Bangunan tua era kolonial Belanda yang ada di Kota Magelang, Jawa Tengah, mulai didata oleh para dosen arkeologi dari Universitas Gadjah Mada (UGM) Yogyakarta bersama komunitas Kota Toea Magelang (KTM).
Pendataan tersebut dilakukan sebagai upaya melestarikan ratusan bangunan tua sebagai cagar budaya. "Pendataan dilakukan mulai Minggu (17/11) hingga beberapa hari ke depan," ungkap Bagus Priyana, Koordinator KTM.
Pendataan sekaligus pendokumentasian itu dilakukan oleh tim yang terdiri dari 20 orang anggota. Mereka tidak hanya dari anggota KTM saja, tapi ada juga pencinta bangunan tua dari luar kota, seperti Salatiga dan Solo. Bahkan, ada juga warga asing.

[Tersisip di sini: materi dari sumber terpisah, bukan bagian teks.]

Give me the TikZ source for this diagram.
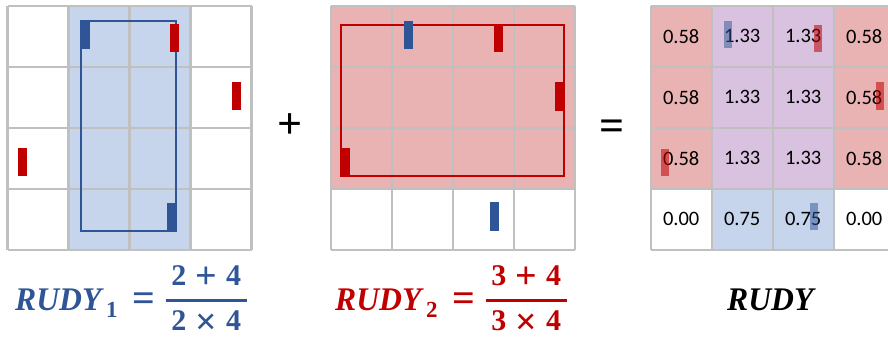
\documentclass[tikz,border=0pt]{standalone}
\usepackage{fontspec}
\setmainfont{Liberation Serif}
\newfontfamily\cellfont{Carlito}
\newfontfamily\rudyfont[FakeStretch=0.96]{Liberation Serif}
\definecolor{pinblue}{HTML}{2F5597}
\definecolor{pinred}{HTML}{C00000}
\definecolor{shblue}{HTML}{C6D4EC}
\definecolor{shred}{HTML}{EAB3B3}
\definecolor{shlav}{HTML}{D8C2E0}
\definecolor{gridgray}{HTML}{C0C0C0}
\newcommand{\fsz}[1]{\fontsize{#1}{#1}\selectfont}
\tikzset{
  gridline/.style={draw=gridgray, line width=2.2pt},
  bluepin/.style={fill=pinblue},
  redpin/.style={fill=pinred},
  ghostblue/.style={fill=pinblue, fill opacity=0.5},
  ghostred/.style={fill=pinred, fill opacity=0.55},
  cellnum/.style={font=\cellfont\fsz{20.5}, inner sep=0pt, text=black},
  rudytxt/.style={font=\rudyfont\bfseries\itshape\fsz{33}, inner sep=0pt, anchor=base west},
  subtxt/.style={font=\bfseries\fsz{23}, inner sep=0pt, anchor=base west},
  eqtxt/.style={font=\bfseries\fsz{40}, inner sep=0pt, anchor=base},
  fractxt/.style={font=\bfseries\fsz{30}, inner sep=0pt, anchor=base},
  fracbar/.style={line width=2.3pt},
  opsign/.style={font=\bfseries\fsz{44}, inner sep=0pt}
}
\newcommand{\numer}[2]{#1\hspace{9pt}\raisebox{-3.5pt}{\fsz{38}#2}\hspace{9pt}4}
\begin{document}
\begin{tikzpicture}[x=1pt,y=-1pt]
\useasboundingbox (0,0) rectangle (888,339);
% left grid (RUDY_1)
\fill[shblue] (68.5,5.7) rectangle (190.5,249.7);
\foreach \k in {0,...,4}{
  \draw[gridline] (7.5+61*\k,5.7) -- (7.5+61*\k,249.7);
  \draw[gridline] (7.5,5.7+61*\k) -- (251.5,5.7+61*\k);
}
\draw[pinblue, line width=2pt] (80.7,21) rectangle (175.5,230.5);
\fill[bluepin] (80.5,21) rectangle (89.5,49);
\fill[bluepin] (166.5,202.7) rectangle (175.5,230.7);
\fill[redpin] (170,24) rectangle (179,52);
\fill[redpin] (232,82.3) rectangle (241,110.5);
\fill[redpin] (17.5,148.3) rectangle (26.5,176.5);
% plus
\node[opsign] (opplus) at (290,126.3) {+};
% middle grid (RUDY_2)
\fill[shred] (330.7,5.7) rectangle (574.7,188.7);
\foreach \k in {0,...,4}{
  \draw[gridline] (330.7+61*\k,5.7) -- (330.7+61*\k,249.7);
  \draw[gridline] (330.7,5.7+61*\k) -- (574.7,5.7+61*\k);
}
\draw[pinred, line width=2pt] (341,24.7) rectangle (564.3,175.7);
\fill[bluepin] (403.5,20.7) rectangle (412.5,49);
\fill[redpin] (493.5,24.7) rectangle (502.5,52.3);
\fill[redpin] (555.3,82.3) rectangle (564.3,110.7);
\fill[redpin] (341,148) rectangle (350,176.5);
\fill[bluepin] (489.7,202.3) rectangle (498.7,230.7);
% equals
\node[opsign] (opeq) at (611.7,130.4) {=};
% right grid (RUDY)
\fill[shred] (650.7,5.7) rectangle (894.7,188.7);
\fill[shlav] (711.7,5.7) rectangle (833.7,188.7);
\fill[shblue] (711.7,188.7) rectangle (833.7,249.7);
\foreach \k in {0,...,4}{
  \draw[gridline] (650.7+61*\k,5.7) -- (650.7+61*\k,249.7);
  \draw[gridline] (650.7,5.7+61*\k) -- (894.7,5.7+61*\k);
}
\foreach \r/\vals in {0/{0.58,1.33,1.33,0.58},1/{0.58,1.33,1.33,0.58},2/{0.58,1.33,1.33,0.58},3/{0.00,0.75,0.75,0.00}}{
  \foreach \v [count=\c from 0] in \vals {
    \node[cellnum] (cell-\r-\c) at (681.2+61*\c,36.4+61*\r) {\v};
  }
}
\fill[ghostblue] (724,21) rectangle (732,47.7);
\fill[ghostred] (814,25) rectangle (822,51.7);
\fill[ghostred] (876,82.3) rectangle (884,109.7);
\fill[ghostred] (661,149) rectangle (669,175.7);
\fill[ghostblue] (810,203) rectangle (818,230);
% formula RUDY_1
\begin{scope}[pinblue, text=pinblue]
\node[rudytxt] (ra) at (15,310) {RUDY};
\node[subtxt] (ra-sub) at (106,317) {1};
\node[eqtxt] (ra-eq) at (144.2,311.5) {=};
\node[fractxt] (ra-num) at (206.2,285) {\numer{2}{+}};
\node[fractxt] (ra-den) at (206.2,330.5) {\numer{2}{×}};
\coordinate (ra-bl) at (165.7,300.5);
\coordinate (ra-br) at (246.7,300.5);
\draw[fracbar] (ra-bl) -- (ra-br);
\end{scope}
% formula RUDY_2
\begin{scope}[pinred, text=pinred]
\node[rudytxt] (rb) at (335,310) {RUDY};
\node[subtxt] (rb-sub) at (426,317) {2};
\node[eqtxt] (rb-eq) at (464.2,311.5) {=};
\node[fractxt] (rb-num) at (526.2,285) {\numer{3}{+}};
\node[fractxt] (rb-den) at (526.2,330.5) {\numer{3}{×}};
\coordinate (rb-bl) at (485.7,300.5);
\coordinate (rb-br) at (566.7,300.5);
\draw[fracbar] (rb-bl) -- (rb-br);
\end{scope}
% RUDY
\node[rudytxt, text=black] (rc) at (727,310) {RUDY};
\end{tikzpicture}
\end{document}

"Sebelum pendataan itu dilakukan, sebelumnya tim telah mengikuti workshop tentang cagar budaya," kata Bagus. Bagus berujar lagi, bangunan tua yang ada akan dikategorikan dalam beberapa penilaian. Antara lain, kriteria fisik dan visual bangunan. Lalu ada kriteria nonfisik dan kriteria penanganannya.
Kriteria fisik dan visual seperti estetika, keluarbiasaan, memperkuat citra kawasan, keaslian bentuk secara arkeologis, dan keterawatan. Sementara kriteria nonfisik meliputi peran sejarah, komersial, dan sosial-budaya.
"Ini untuk mempermudah identifikasi dan penanganan masing-masing bangunan selanjutnya," ucap Bagus pula.
Dosen Arkeologi UGM, Musadad, mengaku senang bisa terlibat dalam langkah positif para pencinta bangunan tua ini. Selain sebagai bentuk pengabdian masyarakat, keterlibatannya ini juga guna turut serta dalam pelestarian bangunan bersejarah di Kota Sejuta Bunga.
“Kita mendapat teori di meja akademis dan kita aplikasikan di lingkungan masyarakat ini," jelasnya.
Dia pun menyarankan agar hasil upaya ini dapat menjadi acuan, terutama bagi pemilik bangunan agar tetap melestarikannya. Lalu bisa mendorong pemerintah agar ikut peduli dan tidak asal membongkar bangunan tua.
"Harapan ke depan tentu bisa menjadi daya tarik wisata sehingga mampu meningkatkan pertumbuhan ekonomi masyarakat," cetusnya.